7. Historical Comparison & Consistency Analysis (vs prior calls)

a. Change in Tone Over Time

  • Current call (Q4 FY26): More confident/forward-looking; “fully turned around”, “trajectory… much stronger”, “AI-first by FY28”.
  • Prior call (Q3 FY26, Feb 3 2026): Also optimistic but more “journey” framing; emphasized reaching profitability and “more stable operating model”.
  • Shift classification: More Optimistic.
  • Increased specificity on growth engines (merchant 10x targets, AI metrics, NBFC sequencing).
  • Less emphasis on “stabilization” and more on “reinvestment” and “growth engines”.

b. Tracking Past Commitments vs Outcomes

  • Commitment (Q3 FY26): Turn profitable in H2 FY26.
  • Expected: EBITDA and PAT profitability in H2.
  • Outcome (Q4 FY26 call):both Q3 and Q4 were EBITDA and PAT positive.”
  • ✅ Delivered
  • Commitment (Q3 FY26): Merchant/merchant-related burn approaching breakeven (“may take 2 or 3 quarters”).
  • Expected: Earlier breakeven implied around near-term.
  • Outcome: Now merchant breakeven framed as “on track for EBITDA breakeven by FY28” and investment continues “next at least 18 months.”
  • ⏳ Delayed / pushed out
  • Commitment (Q3 FY26): Payments margin sustainability guidance (12–15 bps long-term; 13–15 sustainable).
  • Outcome: Current call reiterates conservatism: “12 to 15 basis points” mid-to-long-term.
  • ✅ Consistent

c. Narrative Shifts

  • Merchant business emphasis increased:
  • Q3 call: merchant business discussed as ramping and approaching breakeven.
  • Q4 call: merchant payments become a central “growth engine” with explicit 10x revenue/GMV targets and device scale-up framing.
  • UPI monetization narrative strengthened but still conditional:
  • Q3: UPI not monetized; expected MDR/interchange “pending”.
  • Q4: still revenue lag; now explicitly references “PPI over UPI MDR… not yet come… expecting it to come.”
  • NBFC becomes a major strategic pillar:
  • Q3: merchant and lending profitability focus; NBFC not as operationally sequenced.
  • Q4: detailed regulatory timeline and co-lending economics rationale.

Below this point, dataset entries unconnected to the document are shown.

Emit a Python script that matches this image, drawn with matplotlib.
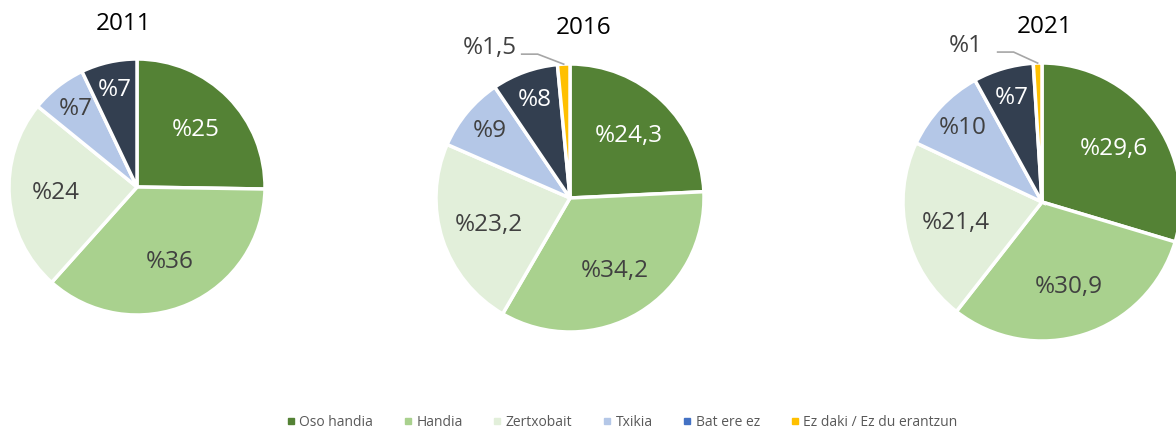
import matplotlib
matplotlib.use("Agg")
import matplotlib.pyplot as plt
from matplotlib.lines import Line2D
import numpy as np

categories = ["Oso handia", "Handia", "Zertxobait", "Txikia", "Bat ere ez", "Ez daki / Ez du erantzun"]
years = ["2011", "2016", "2021"]
values_2011 = [25, 36, 24, 7, 7]
values_2016 = [24.3, 34.2, 23.2, 9, 8, 1.5]
values_2021 = [29.6, 30.9, 21.4, 10, 7, 1]
labels_2011 = ["%25", "%36", "%24", "%7", "%7"]
labels_2016 = ["%24,3", "%34,2", "%23,2", "%9", "%8", "%1,5"]
labels_2021 = ["%29,6", "%30,9", "%21,4", "%10", "%7", "%1"]

colors = ["#548235", "#A9D18E", "#E2EFDA", "#B4C7E7", "#333F50", "#FFC000"]
legend_colors = ["#548235", "#A9D18E", "#E2EFDA", "#B4C7E7", "#4472C4", "#FFC000"]
text_colors = ["white", "#404040", "#404040", "#404040", "white", "#404040"]

W, H = 1176, 432
fig = plt.figure(figsize=(W / 100, H / 100), dpi=100)
ax = fig.add_axes([0, 0, 1, 1])

# pie placement in pixel coords (x, y from top, radius)
layout = [(137, 187, 128), (570, 198, 134), (1042, 202, 139)]
title_pos = [(124, 24), (584, 28), (1045, 27)]
# leader label offsets for the tiny slice (text centre relative to wedge edge point)
small_offsets = {1: (-74, -16), 2: (-72, -17)}

font = "Open Sans"
fs_label = 17.5

data = [(values_2011, labels_2011), (values_2016, labels_2016), (values_2021, labels_2021)]
for i, (vals, labs) in enumerate(data):
    cx, cy, r = layout[i]
    n = len(vals)
    wedges, _ = ax.pie(vals, colors=colors[:n], startangle=90, counterclock=False,
                       radius=r, center=(cx, H - cy),
                       wedgeprops=dict(edgecolor="white", linewidth=2.5))
    tot = sum(vals)
    for j, w in enumerate(wedges):
        mid = np.deg2rad((w.theta1 + w.theta2) / 2)
        share = vals[j] / tot * 100
        if share < 3:
            ex = cx + r * np.cos(mid)
            ey = cy - r * np.sin(mid)
            ox, oy = small_offsets[i]
            tx, ty = ex + ox, ey + oy
            ax.plot([ex, tx + 48, tx + 32], [H - ey, H - (ty + 6), H - (ty + 6)],
                    color="#A6A6A6", lw=1.2)
            ax.text(tx, H - ty, labs[j], ha="center", va="center", fontsize=fs_label,
                    color="#404040", family=font)
            continue
        d = 0.78 if share < 12 else 0.64
        tx = cx + d * r * np.cos(mid)
        ty = cy - d * r * np.sin(mid)
        ax.text(tx, H - ty, labs[j], ha="center", va="center", fontsize=fs_label,
                color=text_colors[j], family=font)
    ax.text(title_pos[i][0], H - title_pos[i][1], years[i], ha="center", va="center",
            fontsize=17.5, color="black", family=font)

ax.set_xlim(0, W)
ax.set_ylim(0, H)
ax.set_aspect("equal")
ax.axis("off")

handles = [Line2D([], [], marker="s", linestyle="none", markersize=4.5,
                  markerfacecolor=c, markeredgecolor=c) for c in legend_colors]
fig.legend(handles, categories, loc="center", bbox_to_anchor=(622 / W, 1 - 422 / H),
           ncol=6, frameon=False, handlelength=0.6, handletextpad=0.3,
           columnspacing=2.2, prop={"family": font, "size": 10},
           labelcolor="#595959")

fig.savefig("out.png", dpi=100)
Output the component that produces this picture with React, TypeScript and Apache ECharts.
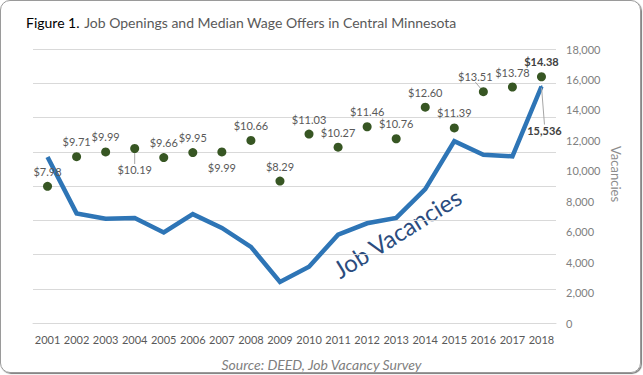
import React, { useEffect, useRef } from "react";
import * as echarts from "echarts";

const years = ["2001","2002","2003","2004","2005","2006","2007","2008","2009","2010","2011","2012","2013","2014","2015","2016","2017","2018"];
const wages = [7.98, 9.71, 9.99, 10.19, 9.66, 9.95, 9.99, 10.66, 8.29, 11.03, 10.27, 11.46, 10.76, 12.60, 11.39, 13.51, 13.78, 14.38];
const vacancies = [10900, 7200, 6850, 6900, 5950, 7150, 6250, 5000, 2700, 3700, 5800, 6550, 6900, 8800, 11950, 11050, 10950, 15536];
const vacancyTicks = { min: 0, max: 18000, interval: 2000 };
const wageTicks = { min: 0, max: 16, interval: 2 };

const FONT = "Lato";

export default function App() {
  const ref = useRef<HTMLDivElement>(null);
  useEffect(() => {
    document.body.style.margin = "0";
    const chart = echarts.init(ref.current!, null, { renderer: "svg" });
    const last = years.length - 1;
    const wageData = wages.map((w, i) => {
      const item: any = { value: w };
      if (i === last) {
        item.label = { fontWeight: "bold", color: "#404040" };
      }
      if (i === 3 || i === 15) {
        item.labelLine = { show: true, lineStyle: { color: "#a6a6a6", width: 1 } };
      }
      return item;
    });
    const vacData = vacancies.map((v, i) => {
      const item: any = { value: v };
      if (i === last) {
        item.symbol = "circle";
        item.symbolSize = 2;
        item.label = {
          show: true,
          position: "top",
          distance: 5,
          fontFamily: FONT,
          fontSize: 11,
          fontWeight: "bold",
          color: "#404040",
          formatter: (p: any) => Number(p.value).toLocaleString("en-US"),
        };
        item.labelLine = { show: true, lineStyle: { color: "#a6a6a6", width: 1 } };
      }
      return item;
    });
    chart.setOption({
      animation: false,
      textStyle: { fontFamily: FONT },
      title: [
        {
          text: "{a|Figure 1.} {b|Job Openings and Median Wage Offers in Central Minnesota}",
          left: 21,
          top: 8,
          textStyle: {
            fontWeight: "normal",
            rich: {
              a: { fontFamily: FONT, fontSize: 14, fontWeight: "normal", color: "#000000" },
              b: { fontFamily: FONT, fontSize: 14, fontWeight: "normal", color: "#595959" },
            },
          },
        },
        {
          text: "Source: DEED, Job Vacancy Survey",
          left: "center",
          top: 352,
          textStyle: { fontFamily: FONT, fontSize: 14, fontStyle: "italic", fontWeight: "normal", color: "#7f7f7f" },
        },
      ],
      grid: { left: 33, right: 87, top: 49, bottom: 52, containLabel: false },
      xAxis: {
        type: "category",
        data: years,
        boundaryGap: true,
        axisLine: { show: true, lineStyle: { color: "#d9d9d9" } },
        axisTick: { show: false },
        axisLabel: { fontFamily: FONT, fontSize: 11, color: "#595959", margin: 11, interval: 0 },
      },
      yAxis: [
        {
          type: "value",
          min: wageTicks.min,
          max: wageTicks.max,
          interval: wageTicks.interval,
          position: "left",
          axisLabel: { show: false },
          axisLine: { show: false },
          axisTick: { show: false },
          splitLine: { show: true, lineStyle: { color: "#d9d9d9", width: 1 } },
        },
        {
          type: "value",
          min: vacancyTicks.min,
          max: vacancyTicks.max,
          interval: vacancyTicks.interval,
          position: "right",
          axisLabel: {
            fontFamily: FONT,
            fontSize: 11,
            color: "#808080",
            margin: 10,
            formatter: (v: number) => v.toLocaleString("en-US"),
          },
          axisLine: { show: false },
          axisTick: { show: false },
          splitLine: { show: false },
        },
      ],
      series: [
        {
          type: "line",
          name: "Job Vacancies",
          yAxisIndex: 1,
          data: vacData,
          symbol: "none",
          showSymbol: true,
          lineStyle: { color: "#2e75b6", width: 4.5, join: "miter" },
          itemStyle: { color: "#2e75b6" },
          z: 2,
          labelLayout: (p: any) => (p.dataIndex === last ? { dx: 3, dy: 55 } : {}),
        },
        {
          type: "scatter",
          name: "Median Wage Offer",
          yAxisIndex: 0,
          data: wageData,
          symbolSize: 9,
          itemStyle: { color: "#375623", opacity: 1 },
          z: 3,
          label: {
            show: true,
            position: "top",
            distance: 5,
            fontFamily: FONT,
            fontSize: 11,
            color: "#595959",
            formatter: (p: any) => "$" + p.value.toFixed(2),
          },
          labelLine: { show: false, lineStyle: { color: "#a6a6a6", width: 1 } },
          labelLayout: (p: any) => {
            if (p.dataIndex === 3) return { dy: 36 };
            if (p.dataIndex === 6) return { dy: 31 };
            if (p.dataIndex === 15) return { dx: -8 };
            return {};
          },
        },
      ],
      graphic: [
        {
          type: "text",
          x: 397,
          y: 233,
          rotation: (32 * Math.PI) / 180,
          style: {
            text: "Job Vacancies",
            fontFamily: FONT,
            fontSize: 24,
            fill: "#2b4c7e",
            align: "center",
            verticalAlign: "middle",
          },
        },
        {
          type: "text",
          x: 616,
          y: 174,
          rotation: -Math.PI / 2,
          style: {
            text: "Vacancies",
            fontFamily: FONT,
            fontSize: 13,
            fill: "#8c8c8c",
            align: "center",
            verticalAlign: "middle",
          },
        },
      ],
    });
    return () => chart.dispose();
  }, []);
  return (
    <div style={{ position: "relative", width: 643, height: 375, background: "#ffffff" }}>
      <div
        style={{
          position: "absolute",
          left: 0,
          top: 0,
          width: 641,
          height: 373,
          boxSizing: "border-box",
          border: "1px solid #9a9a9a",
          borderRadius: 10,
          boxShadow: "1px 1px 1px #7a7a7a",
        }}
      />
      <div ref={ref} style={{ position: "absolute", left: 0, top: 0, width: 643, height: 375 }} />
    </div>
  );
}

d. Consistency & Credibility Signals

  • Medium-to-High credibility on profitability turnaround (delivered) and conservative margin guidance.
  • Lower credibility risk on forward growth economics:
  • Merchant breakeven timing moved to FY28 while investment continues.
  • Payments revenue catch-up remains dependent on regulatory monetization timing and mix effects.
  • Overall: Medium credibility (good execution on turnaround; weaker on quantified forward outcomes).

e. Evolution of Key Themes

  • Demand/growth: Improving GMV streak in payments (consistent record highs).
  • Margins: Lending margin framed as stabilizing; payments margin framed as regulated and conservative.
  • Expansion: Shift from “stabilize and rebuild” to “build new growth engines” (merchant + NBFC + AI).
  • Regulatory risk: Increasingly explicit in payments margin guidance and NBFC sequencing.

f. Additional Insights (Cross-Period Intelligence)

  • Risk build-up masked by optimism earlier: The payments revenue lag explanation has persisted across calls; Q4 adds more detail (PPI over UPI MDR timing) but still lacks a firm revenue inflection date.
  • Merchant economics disclosure remains limited: Despite large investment quantum (INR 55 crores in FY26; similar range FY27), management still avoids unit-economics targets and relies on “hawk-eye view” and future disclosures.
  • Defensiveness in Q&A: When asked about merchant breakeven delay and fixed cost growth, management leans on “investment cycle lag” rather than providing a revised model.